3 hafta önce bıraktığımız yerden maç heyecanına başladık. Fenerbahçe için de renktaşı Ankaragücü için de dünkü karşılaşma her açıdan önemliydi. Nedeni, iki renktaşın aynı zamanda puandaş olması ve bir türlü tehlikeli bölgeden uzaklaşamamasıydı.
Fenerbahçe’ye gelirsek belki de son ayların en heyecanlı futbolunu sergiledi. Ancak bu heyecan içerisinde bireysel oyuncu kimliklerini sorguladığımda bu görünen güzel futbol karşısında alınan skor, Sarı-Lacivertli takıma yakışmadı.
Şimdi şöyle düşünebilirsiniz; “Hem güzel, heyecanlı futbol diyorsun, hem de alınan skor, oynanan futbolun hakkı değil diyorsun”. Evet, doğru... “Peki neden öyle?” derseniz, yanıtını vereyim. Eğer siz, Moses’i ve yedekten oyuna alınan Ayew’in hangi takımlardan, kaç maça çıkarak buraya transfer edildiğini sorgulamazsanız, bu bir sorundur. Şampiyonluğa oynayan rakiplerinizin gözden çıkardığı futbolcularla tabii ki zaman zaman etkili olursunuz. Bazen güzel görüntüler de verirsiniz ama sesi duyamazsınız!
Maçın ilk yarısında bir türlü istediğimiz düzeye gelemeyen, kumaşı kaliteli olan Mehmet Ekici’nin uzaktan şutlarında maçın adamı kaleci Altay’ı sık sık gördük. Bu arada 20 yaşındaki Altay’ı ilerleyen yıllarda 3 büyüklerde ve Milli Takım’da da göreceğimizden şüphem yok.
F.Bahçe’ye döndüğümüzde Moses’in boş kaleye atacağı golü ıska geçtiğine şahit olursak, Soldado ve Tolgay’ın gölge futboluna tanıklık edersek ve rakibin ilk yarı kaleyi tutan ilk şutu gol olursa bu da ayrıca bir sorundur. Isla ve Skrtel’in sanki Türk fi lmi seyredermiş gibi Boyd’un deparını izlemesini de hesaba katarsak, tabii ki bu güzel görünen futbolun skoru da bu olmaz!

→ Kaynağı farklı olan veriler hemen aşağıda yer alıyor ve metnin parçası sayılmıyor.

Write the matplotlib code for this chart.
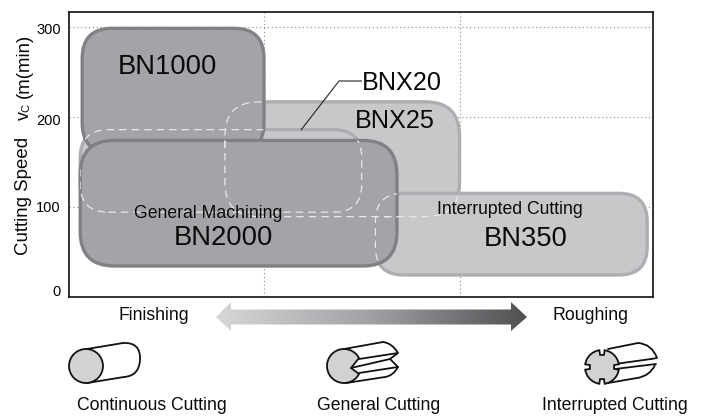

Bu Ayew futbolcu mu, boksör mü anlamak mümkün değil! Sol bileği sarılı, sağ elinin de hem bileği hem eli hem de parmakları sarılıydı. Ringe çıkacak gibiydi.
İkinci yarı Ankaragücü’nün istekli futboluna, renktaşı Fenerbahçe de eşlik ettiğinde, hız ve tempoyu bulduk. Fenerbahçe’de sonradan oyuna alınan Valbuena, mutlaka o kanatta Hasan Ali’yle arkalı önlü oynamalı. Hasan Ali hem ofansif hem de defansif olarak sahanın en iyisiydi. Bu sene ligde ikinci golünü attı. Yani ligde 1 golü bulunan forvet Slimani’nin 2 katına çıktı! Fenerbahçe Moses, Mehmet Topal ve Soldado’yla birçok pozisyonu rakibine teslim ederken, son vuruşlarda bu kadar beceriksiz bir futbolcu topluluğunun en güzel görüntülerinden birini sergiledi! İşte bundan dolayıdır ki oynanan futbola evet ama F.Bahçe formasını giyenlerin bu kadar kötü ve kalitesiz son vuruşlara sahip olmasına hayır.
Maçın hakkı ikinci yarı dahil, beraberlik diyebiliriz. Ancak şans faktörü iki taraftan birine gülseydi, o renkler tabii ki Sarı-Lacivert olacaktı. Ama hangi takımın onu bilemiyorum! Mehmet Ekici gibi kaliteli bir futbolcunun rakibiyle lüzumsuz dalaşması ve G.Saray derbisinde cezalı olmasının sorumsuzluğunu sorgulamak da herhalde Fenerbahçe Teknik Heyeti’nin işi olsa gerek.